Task instructions:
Copy the data precisely, character for character, and leave out every picture.

Data block:
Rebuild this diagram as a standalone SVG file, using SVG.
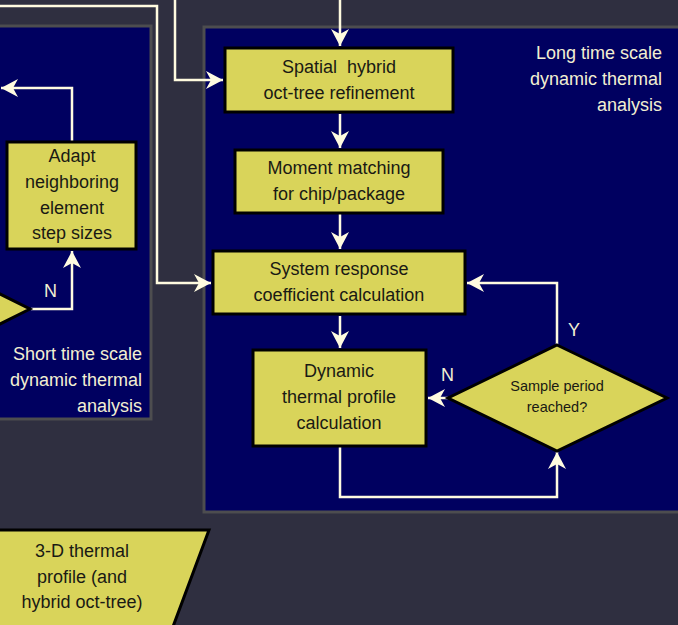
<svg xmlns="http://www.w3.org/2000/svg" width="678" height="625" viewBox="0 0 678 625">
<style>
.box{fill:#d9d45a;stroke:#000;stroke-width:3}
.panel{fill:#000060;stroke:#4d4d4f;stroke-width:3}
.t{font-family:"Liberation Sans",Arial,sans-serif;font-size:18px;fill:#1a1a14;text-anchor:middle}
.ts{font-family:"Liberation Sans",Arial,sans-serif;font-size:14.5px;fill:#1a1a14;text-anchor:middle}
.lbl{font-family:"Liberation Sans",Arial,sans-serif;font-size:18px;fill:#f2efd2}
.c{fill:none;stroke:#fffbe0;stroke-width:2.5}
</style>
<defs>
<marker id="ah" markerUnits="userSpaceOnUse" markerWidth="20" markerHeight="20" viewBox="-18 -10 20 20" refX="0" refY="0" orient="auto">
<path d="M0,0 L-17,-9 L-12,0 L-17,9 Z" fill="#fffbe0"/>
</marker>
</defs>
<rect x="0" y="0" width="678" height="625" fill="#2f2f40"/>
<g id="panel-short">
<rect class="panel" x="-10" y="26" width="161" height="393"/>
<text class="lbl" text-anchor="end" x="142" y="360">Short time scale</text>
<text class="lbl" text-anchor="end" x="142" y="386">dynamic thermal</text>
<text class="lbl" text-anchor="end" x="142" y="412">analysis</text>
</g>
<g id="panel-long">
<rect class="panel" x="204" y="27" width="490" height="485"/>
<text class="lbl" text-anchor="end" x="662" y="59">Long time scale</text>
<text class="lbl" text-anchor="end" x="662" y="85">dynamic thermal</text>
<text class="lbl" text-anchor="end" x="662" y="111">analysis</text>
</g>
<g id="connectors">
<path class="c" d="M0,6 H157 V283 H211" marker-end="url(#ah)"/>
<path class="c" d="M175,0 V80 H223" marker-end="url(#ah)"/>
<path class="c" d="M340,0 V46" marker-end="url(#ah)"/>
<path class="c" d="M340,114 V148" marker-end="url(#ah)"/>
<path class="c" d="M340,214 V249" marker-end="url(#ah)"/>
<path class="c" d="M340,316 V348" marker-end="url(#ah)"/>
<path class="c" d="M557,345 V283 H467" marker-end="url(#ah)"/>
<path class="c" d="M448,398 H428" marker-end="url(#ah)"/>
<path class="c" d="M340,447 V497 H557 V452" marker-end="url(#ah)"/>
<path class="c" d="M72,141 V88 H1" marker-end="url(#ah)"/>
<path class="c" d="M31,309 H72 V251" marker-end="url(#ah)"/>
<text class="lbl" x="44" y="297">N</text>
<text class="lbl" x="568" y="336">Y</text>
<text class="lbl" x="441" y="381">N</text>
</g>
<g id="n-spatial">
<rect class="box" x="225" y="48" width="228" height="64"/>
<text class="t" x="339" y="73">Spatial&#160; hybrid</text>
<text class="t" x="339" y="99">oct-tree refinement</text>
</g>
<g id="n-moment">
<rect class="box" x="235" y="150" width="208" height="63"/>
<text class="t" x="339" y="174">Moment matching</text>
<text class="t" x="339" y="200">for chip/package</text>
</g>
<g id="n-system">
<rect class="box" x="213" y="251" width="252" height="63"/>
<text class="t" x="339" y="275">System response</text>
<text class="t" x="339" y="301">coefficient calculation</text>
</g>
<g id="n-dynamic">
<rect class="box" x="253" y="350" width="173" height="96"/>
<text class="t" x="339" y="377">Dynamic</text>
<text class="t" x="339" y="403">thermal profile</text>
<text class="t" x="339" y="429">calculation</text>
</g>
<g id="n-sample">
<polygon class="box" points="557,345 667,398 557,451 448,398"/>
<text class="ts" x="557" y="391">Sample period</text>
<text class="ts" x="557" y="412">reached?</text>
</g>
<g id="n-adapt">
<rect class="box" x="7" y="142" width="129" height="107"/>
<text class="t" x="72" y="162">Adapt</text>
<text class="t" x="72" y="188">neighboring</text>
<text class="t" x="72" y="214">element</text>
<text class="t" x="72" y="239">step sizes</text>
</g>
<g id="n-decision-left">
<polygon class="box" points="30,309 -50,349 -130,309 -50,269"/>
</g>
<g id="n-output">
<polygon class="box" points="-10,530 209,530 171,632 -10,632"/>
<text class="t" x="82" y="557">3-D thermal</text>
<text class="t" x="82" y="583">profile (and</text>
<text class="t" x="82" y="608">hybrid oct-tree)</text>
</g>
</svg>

Exercise solution:
Rebuild this diagram as a standalone SVG file, using SVG.
<svg xmlns="http://www.w3.org/2000/svg" width="678" height="625" viewBox="0 0 678 625">
<style>
.box{fill:#d9d45a;stroke:#000;stroke-width:3}
.panel{fill:#000060;stroke:#4d4d4f;stroke-width:3}
.t{font-family:"Liberation Sans",Arial,sans-serif;font-size:18px;fill:#1a1a14;text-anchor:middle}
.ts{font-family:"Liberation Sans",Arial,sans-serif;font-size:14.5px;fill:#1a1a14;text-anchor:middle}
.lbl{font-family:"Liberation Sans",Arial,sans-serif;font-size:18px;fill:#f2efd2}
.c{fill:none;stroke:#fffbe0;stroke-width:2.5}
</style>
<defs>
<marker id="ah" markerUnits="userSpaceOnUse" markerWidth="20" markerHeight="20" viewBox="-18 -10 20 20" refX="0" refY="0" orient="auto">
<path d="M0,0 L-17,-9 L-12,0 L-17,9 Z" fill="#fffbe0"/>
</marker>
</defs>
<rect x="0" y="0" width="678" height="625" fill="#2f2f40"/>
<g id="panel-short">
<rect class="panel" x="-10" y="26" width="161" height="393"/>
<text class="lbl" text-anchor="end" x="142" y="360">Short time scale</text>
<text class="lbl" text-anchor="end" x="142" y="386">dynamic thermal</text>
<text class="lbl" text-anchor="end" x="142" y="412">analysis</text>
</g>
<g id="panel-long">
<rect class="panel" x="204" y="27" width="490" height="485"/>
<text class="lbl" text-anchor="end" x="662" y="59">Long time scale</text>
<text class="lbl" text-anchor="end" x="662" y="85">dynamic thermal</text>
<text class="lbl" text-anchor="end" x="662" y="111">analysis</text>
</g>
<g id="connectors">
<path class="c" d="M0,6 H157 V283 H211" marker-end="url(#ah)"/>
<path class="c" d="M175,0 V80 H223" marker-end="url(#ah)"/>
<path class="c" d="M340,0 V46" marker-end="url(#ah)"/>
<path class="c" d="M340,114 V148" marker-end="url(#ah)"/>
<path class="c" d="M340,214 V249" marker-end="url(#ah)"/>
<path class="c" d="M340,316 V348" marker-end="url(#ah)"/>
<path class="c" d="M557,345 V283 H467" marker-end="url(#ah)"/>
<path class="c" d="M448,398 H428" marker-end="url(#ah)"/>
<path class="c" d="M340,447 V497 H557 V452" marker-end="url(#ah)"/>
<path class="c" d="M72,141 V88 H1" marker-end="url(#ah)"/>
<path class="c" d="M31,309 H72 V251" marker-end="url(#ah)"/>
<text class="lbl" x="44" y="297">N</text>
<text class="lbl" x="568" y="336">Y</text>
<text class="lbl" x="441" y="381">N</text>
</g>
<g id="n-spatial">
<rect class="box" x="225" y="48" width="228" height="64"/>
<text class="t" x="339" y="73">Spatial&#160; hybrid</text>
<text class="t" x="339" y="99">oct-tree refinement</text>
</g>
<g id="n-moment">
<rect class="box" x="235" y="150" width="208" height="63"/>
<text class="t" x="339" y="174">Moment matching</text>
<text class="t" x="339" y="200">for chip/package</text>
</g>
<g id="n-system">
<rect class="box" x="213" y="251" width="252" height="63"/>
<text class="t" x="339" y="275">System response</text>
<text class="t" x="339" y="301">coefficient calculation</text>
</g>
<g id="n-dynamic">
<rect class="box" x="253" y="350" width="173" height="96"/>
<text class="t" x="339" y="377">Dynamic</text>
<text class="t" x="339" y="403">thermal profile</text>
<text class="t" x="339" y="429">calculation</text>
</g>
<g id="n-sample">
<polygon class="box" points="557,345 667,398 557,451 448,398"/>
<text class="ts" x="557" y="391">Sample period</text>
<text class="ts" x="557" y="412">reached?</text>
</g>
<g id="n-adapt">
<rect class="box" x="7" y="142" width="129" height="107"/>
<text class="t" x="72" y="162">Adapt</text>
<text class="t" x="72" y="188">neighboring</text>
<text class="t" x="72" y="214">element</text>
<text class="t" x="72" y="239">step sizes</text>
</g>
<g id="n-decision-left">
<polygon class="box" points="30,309 -50,349 -130,309 -50,269"/>
</g>
<g id="n-output">
<polygon class="box" points="-10,530 209,530 171,632 -10,632"/>
<text class="t" x="82" y="557">3-D thermal</text>
<text class="t" x="82" y="583">profile (and</text>
<text class="t" x="82" y="608">hybrid oct-tree)</text>
</g>
</svg>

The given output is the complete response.